May 21, 2003

Invoking the 25th a good way to air the scary stuff

By JOHN DOYLE
The Globe and Mail

Tuesday, May 20, 2003 - Page R2

To get the lay of the land in the United States -- finding those political and social trends and ideas coming to the surface -- you just have to watch prime-time American TV.

I know some people think this is a crock.

Network television is commercial entertainment, they say, so it can't be taken seriously as an indicator of anything. But the fictional stories on TV shows reflect and suggest, sometimes guardedly, ideas and feelings that aren't spoken aloud yet.

Elsewhere in this section today you'll find me and some other people speculating about what will happen on the season finale of 24 tonight. It's all blather. The really interesting aspect of 24 this season has been the use of the 25th Amendment as a plot device.

It became even more interesting when, last Wednesday, the 25th Amendment was also used as a key plot device on the season finale of The West Wing. The 25th Amendment, which allows the president to lose his power to function as president, but does not remove him from office, has rarely been used in reality and rarely talked about, but now it's everywhere on TV. There's something happening here, and what it is has become clear.

For the same obscure amendment to be used twice in prime-time TV shows is more than an interesting coincidence. The 25th Amendment has become such a popular plot twist that I was surprised not to find it used in the finale of Buffy the Vampire Slayer.

Seriously, both 24 and The West Wing tell stories about American politics and the threats to the U.S. from other countries. Now, both shows suggest that a sitting president can lose his power lickety-split. I'd suggest that this is all connected to Hollywood disgruntlement with George W. Bush and the weird way he won the last presidential election without actually winning the vote.

Remember Michael Moore's speech after he won an Academy Award? Standing with the other nominees from the best documentary category, he said, "We like non-fiction, yet we live in fictitious times. We live in a time where we have fictitious election results that elect a fictitious president. We live in a time where we have a man sending us to war for fictitious reasons."

Some people in the audience cheered, some booed and when the booing started, the cheering got louder. After last week's season finale of The West Wing and the last few episodes of 24, I'm starting to think that Moore's idea about "fictitious times" and "a fictitious president" have taken hold.

What is suggested in both 24 and The West Wing is that the American president can be snatched away from office in an instant. It might be a palace coup, as happened on 24, or it could be a wild convergence of personal and political reasons, as we saw on The West Wing.

The upshot is this: George W. Bush became president in a wildly unreal scenario of an almost-tied vote, contentious ballots in Florida, and a Supreme Court intervention.

The previously solid institution of the presidency is now a malleable thing, almost fictional in its elasticity. Add to that the widespread belief that Bush is manipulated and influenced by people and forces the public knows little about -- oil companies, right-wing zealots and the shadowy advisors with secret plans for world domination and locking up oil supplies. In the Bush presidency, even Vice-President Dick Cheney could be called a "shadowy presence."

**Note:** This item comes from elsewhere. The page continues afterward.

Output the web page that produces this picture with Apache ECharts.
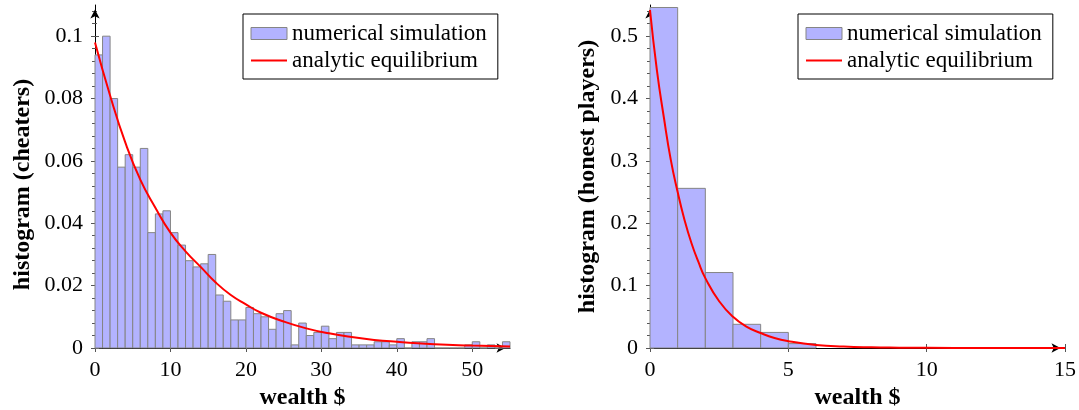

What you've got, in the minds of Hollywood writers, is a paranoia about government and the forces that shape events in Washington. What you end up with on TV shows like 24 and The West Wing is no longer an idealized White House, but a dystopia. There is no didacticism at work on either show. But both -- with their plots about vague terrorist threats and presidents losing their powers by anything other than votes -- are nightmarish visions of the contemporary American power structure.

Real events feel fictitious, so the fiction on TV reflects them as outrageous, absurd and sinister. In Hollywood, some people are both scared by the Bush administration and deeply cynical about it. Whether it's an oil-company plot on 24 or a Republican good ol' boy suddenly becoming president on The West Wing, using the 25th Amendment is just a trick for tying up the loose ends of all that cynicism about what really happens in Washington.